**Information shown**
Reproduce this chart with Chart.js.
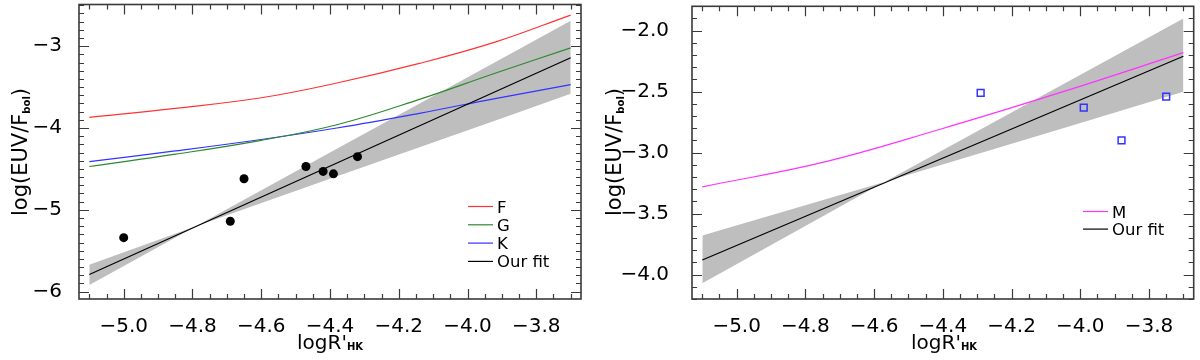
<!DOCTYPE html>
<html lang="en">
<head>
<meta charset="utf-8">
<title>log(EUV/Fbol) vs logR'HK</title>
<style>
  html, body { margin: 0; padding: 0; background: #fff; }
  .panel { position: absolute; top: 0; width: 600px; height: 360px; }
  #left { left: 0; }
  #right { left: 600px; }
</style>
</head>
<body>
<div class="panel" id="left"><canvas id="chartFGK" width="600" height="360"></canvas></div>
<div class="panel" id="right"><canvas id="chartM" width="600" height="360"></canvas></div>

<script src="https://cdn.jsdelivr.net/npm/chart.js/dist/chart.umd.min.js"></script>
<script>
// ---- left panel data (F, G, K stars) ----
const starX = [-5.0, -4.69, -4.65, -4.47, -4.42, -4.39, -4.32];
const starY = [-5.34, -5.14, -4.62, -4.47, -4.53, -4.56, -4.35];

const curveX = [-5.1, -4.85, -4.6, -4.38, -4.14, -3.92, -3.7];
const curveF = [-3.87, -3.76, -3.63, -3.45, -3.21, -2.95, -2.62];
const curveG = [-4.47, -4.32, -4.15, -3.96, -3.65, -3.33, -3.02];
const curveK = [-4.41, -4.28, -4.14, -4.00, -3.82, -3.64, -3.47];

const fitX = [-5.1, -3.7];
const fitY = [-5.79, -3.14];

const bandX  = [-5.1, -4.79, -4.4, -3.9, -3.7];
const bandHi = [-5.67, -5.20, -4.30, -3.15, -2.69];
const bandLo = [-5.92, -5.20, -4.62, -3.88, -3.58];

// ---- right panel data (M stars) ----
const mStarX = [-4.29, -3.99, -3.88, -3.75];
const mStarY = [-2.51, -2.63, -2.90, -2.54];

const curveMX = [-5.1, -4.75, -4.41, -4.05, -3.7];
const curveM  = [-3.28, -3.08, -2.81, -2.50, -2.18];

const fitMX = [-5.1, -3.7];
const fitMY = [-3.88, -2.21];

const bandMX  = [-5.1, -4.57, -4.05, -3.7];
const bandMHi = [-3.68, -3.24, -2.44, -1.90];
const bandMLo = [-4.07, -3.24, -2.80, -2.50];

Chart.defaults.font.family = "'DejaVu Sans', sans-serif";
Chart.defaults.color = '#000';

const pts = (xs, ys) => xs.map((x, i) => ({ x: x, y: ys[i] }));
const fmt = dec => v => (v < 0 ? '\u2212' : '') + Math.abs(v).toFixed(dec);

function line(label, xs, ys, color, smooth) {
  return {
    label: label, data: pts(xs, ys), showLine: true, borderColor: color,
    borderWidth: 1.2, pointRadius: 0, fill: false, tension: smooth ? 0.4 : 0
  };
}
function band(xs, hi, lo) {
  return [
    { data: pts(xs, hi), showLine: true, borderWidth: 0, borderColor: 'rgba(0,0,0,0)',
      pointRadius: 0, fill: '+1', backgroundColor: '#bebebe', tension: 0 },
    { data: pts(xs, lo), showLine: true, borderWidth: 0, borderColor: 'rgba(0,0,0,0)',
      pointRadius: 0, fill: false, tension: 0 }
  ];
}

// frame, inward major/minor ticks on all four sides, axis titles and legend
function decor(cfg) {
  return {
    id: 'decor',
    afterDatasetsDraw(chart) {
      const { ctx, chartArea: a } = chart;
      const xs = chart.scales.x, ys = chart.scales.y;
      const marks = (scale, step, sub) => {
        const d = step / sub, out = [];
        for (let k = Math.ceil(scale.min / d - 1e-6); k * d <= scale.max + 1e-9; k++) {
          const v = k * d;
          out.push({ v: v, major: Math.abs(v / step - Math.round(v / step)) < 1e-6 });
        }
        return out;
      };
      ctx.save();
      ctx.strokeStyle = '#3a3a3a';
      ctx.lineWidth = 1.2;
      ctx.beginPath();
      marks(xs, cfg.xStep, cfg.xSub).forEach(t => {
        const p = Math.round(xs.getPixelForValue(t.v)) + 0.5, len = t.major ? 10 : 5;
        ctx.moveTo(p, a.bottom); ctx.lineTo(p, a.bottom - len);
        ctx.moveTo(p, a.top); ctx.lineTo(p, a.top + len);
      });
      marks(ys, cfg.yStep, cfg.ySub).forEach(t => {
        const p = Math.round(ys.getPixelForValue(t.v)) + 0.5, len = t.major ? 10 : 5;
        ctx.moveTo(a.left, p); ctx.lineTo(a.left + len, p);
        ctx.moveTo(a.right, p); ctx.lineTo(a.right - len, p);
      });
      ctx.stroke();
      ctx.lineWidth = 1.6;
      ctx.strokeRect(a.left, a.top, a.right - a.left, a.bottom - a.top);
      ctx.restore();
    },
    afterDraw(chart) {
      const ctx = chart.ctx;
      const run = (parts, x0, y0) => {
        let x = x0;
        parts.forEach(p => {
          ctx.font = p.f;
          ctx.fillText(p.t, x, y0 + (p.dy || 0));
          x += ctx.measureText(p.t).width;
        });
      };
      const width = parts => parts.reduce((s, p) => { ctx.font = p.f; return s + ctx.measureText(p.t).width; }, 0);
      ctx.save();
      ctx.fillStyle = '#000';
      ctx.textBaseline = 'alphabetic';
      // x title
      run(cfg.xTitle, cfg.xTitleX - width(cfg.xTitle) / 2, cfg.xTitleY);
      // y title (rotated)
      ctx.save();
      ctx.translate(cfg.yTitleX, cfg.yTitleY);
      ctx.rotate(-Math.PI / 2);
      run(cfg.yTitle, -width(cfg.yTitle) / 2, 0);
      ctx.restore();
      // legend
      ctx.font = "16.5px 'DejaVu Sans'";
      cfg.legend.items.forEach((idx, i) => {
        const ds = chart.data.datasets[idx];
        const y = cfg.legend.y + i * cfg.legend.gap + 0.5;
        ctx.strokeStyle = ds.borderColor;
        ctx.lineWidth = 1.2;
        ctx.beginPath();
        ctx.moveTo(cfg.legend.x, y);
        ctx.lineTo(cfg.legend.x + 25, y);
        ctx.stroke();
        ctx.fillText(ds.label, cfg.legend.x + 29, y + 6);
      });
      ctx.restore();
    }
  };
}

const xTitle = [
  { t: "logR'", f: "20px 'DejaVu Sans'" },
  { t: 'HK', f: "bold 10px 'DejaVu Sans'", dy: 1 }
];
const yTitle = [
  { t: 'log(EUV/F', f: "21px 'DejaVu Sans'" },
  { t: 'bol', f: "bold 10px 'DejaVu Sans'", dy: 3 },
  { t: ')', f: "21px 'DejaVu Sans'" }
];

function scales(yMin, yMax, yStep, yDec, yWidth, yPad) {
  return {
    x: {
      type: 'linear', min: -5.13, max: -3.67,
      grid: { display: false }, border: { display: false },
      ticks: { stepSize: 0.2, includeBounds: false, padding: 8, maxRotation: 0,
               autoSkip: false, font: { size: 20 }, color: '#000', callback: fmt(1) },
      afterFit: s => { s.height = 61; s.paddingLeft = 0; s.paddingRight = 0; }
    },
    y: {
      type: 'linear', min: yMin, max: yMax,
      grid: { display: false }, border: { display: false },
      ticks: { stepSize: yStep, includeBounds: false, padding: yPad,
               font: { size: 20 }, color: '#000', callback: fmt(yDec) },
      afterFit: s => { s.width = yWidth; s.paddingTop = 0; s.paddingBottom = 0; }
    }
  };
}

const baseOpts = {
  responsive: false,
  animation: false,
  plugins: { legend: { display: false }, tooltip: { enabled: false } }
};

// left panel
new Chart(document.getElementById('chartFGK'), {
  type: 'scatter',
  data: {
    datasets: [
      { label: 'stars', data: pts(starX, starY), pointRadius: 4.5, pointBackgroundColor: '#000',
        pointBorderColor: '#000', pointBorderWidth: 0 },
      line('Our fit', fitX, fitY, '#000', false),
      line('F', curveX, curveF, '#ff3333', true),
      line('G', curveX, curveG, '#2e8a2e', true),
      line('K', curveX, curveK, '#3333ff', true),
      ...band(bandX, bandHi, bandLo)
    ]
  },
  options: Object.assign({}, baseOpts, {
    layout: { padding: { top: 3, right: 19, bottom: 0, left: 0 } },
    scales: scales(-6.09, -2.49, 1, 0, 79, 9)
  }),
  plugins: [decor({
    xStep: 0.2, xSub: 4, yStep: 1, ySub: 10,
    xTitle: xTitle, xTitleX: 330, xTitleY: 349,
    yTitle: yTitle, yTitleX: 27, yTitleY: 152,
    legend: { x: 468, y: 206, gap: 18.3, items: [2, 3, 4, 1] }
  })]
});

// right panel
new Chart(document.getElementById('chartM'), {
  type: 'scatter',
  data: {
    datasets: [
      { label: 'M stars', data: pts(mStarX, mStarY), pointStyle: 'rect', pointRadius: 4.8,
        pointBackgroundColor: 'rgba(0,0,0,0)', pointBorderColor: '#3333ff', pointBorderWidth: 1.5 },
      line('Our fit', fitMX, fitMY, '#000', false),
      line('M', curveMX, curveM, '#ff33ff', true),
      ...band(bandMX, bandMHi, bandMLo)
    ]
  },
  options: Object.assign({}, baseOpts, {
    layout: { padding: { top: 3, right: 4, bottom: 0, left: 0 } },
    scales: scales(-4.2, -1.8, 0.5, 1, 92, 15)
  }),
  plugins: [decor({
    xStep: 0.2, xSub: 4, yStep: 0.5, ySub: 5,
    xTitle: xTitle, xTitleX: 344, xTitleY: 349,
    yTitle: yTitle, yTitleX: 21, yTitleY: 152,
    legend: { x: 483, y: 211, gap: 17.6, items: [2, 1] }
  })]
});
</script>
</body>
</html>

**What to work on**
Please repeat exactly the data above from its first line to the line that contains "Chart.defaults.color = '#000';", inclusive, and leave every picture out.

**Exercise solution**
Reproduce this chart with Chart.js.
<!DOCTYPE html>
<html lang="en">
<head>
<meta charset="utf-8">
<title>log(EUV/Fbol) vs logR'HK</title>
<style>
  html, body { margin: 0; padding: 0; background: #fff; }
  .panel { position: absolute; top: 0; width: 600px; height: 360px; }
  #left { left: 0; }
  #right { left: 600px; }
</style>
</head>
<body>
<div class="panel" id="left"><canvas id="chartFGK" width="600" height="360"></canvas></div>
<div class="panel" id="right"><canvas id="chartM" width="600" height="360"></canvas></div>

<script src="https://cdn.jsdelivr.net/npm/chart.js/dist/chart.umd.min.js"></script>
<script>
// ---- left panel data (F, G, K stars) ----
const starX = [-5.0, -4.69, -4.65, -4.47, -4.42, -4.39, -4.32];
const starY = [-5.34, -5.14, -4.62, -4.47, -4.53, -4.56, -4.35];

const curveX = [-5.1, -4.85, -4.6, -4.38, -4.14, -3.92, -3.7];
const curveF = [-3.87, -3.76, -3.63, -3.45, -3.21, -2.95, -2.62];
const curveG = [-4.47, -4.32, -4.15, -3.96, -3.65, -3.33, -3.02];
const curveK = [-4.41, -4.28, -4.14, -4.00, -3.82, -3.64, -3.47];

const fitX = [-5.1, -3.7];
const fitY = [-5.79, -3.14];

const bandX  = [-5.1, -4.79, -4.4, -3.9, -3.7];
const bandHi = [-5.67, -5.20, -4.30, -3.15, -2.69];
const bandLo = [-5.92, -5.20, -4.62, -3.88, -3.58];

// ---- right panel data (M stars) ----
const mStarX = [-4.29, -3.99, -3.88, -3.75];
const mStarY = [-2.51, -2.63, -2.90, -2.54];

const curveMX = [-5.1, -4.75, -4.41, -4.05, -3.7];
const curveM  = [-3.28, -3.08, -2.81, -2.50, -2.18];

const fitMX = [-5.1, -3.7];
const fitMY = [-3.88, -2.21];

const bandMX  = [-5.1, -4.57, -4.05, -3.7];
const bandMHi = [-3.68, -3.24, -2.44, -1.90];
const bandMLo = [-4.07, -3.24, -2.80, -2.50];

Chart.defaults.font.family = "'DejaVu Sans', sans-serif";
Chart.defaults.color = '#000';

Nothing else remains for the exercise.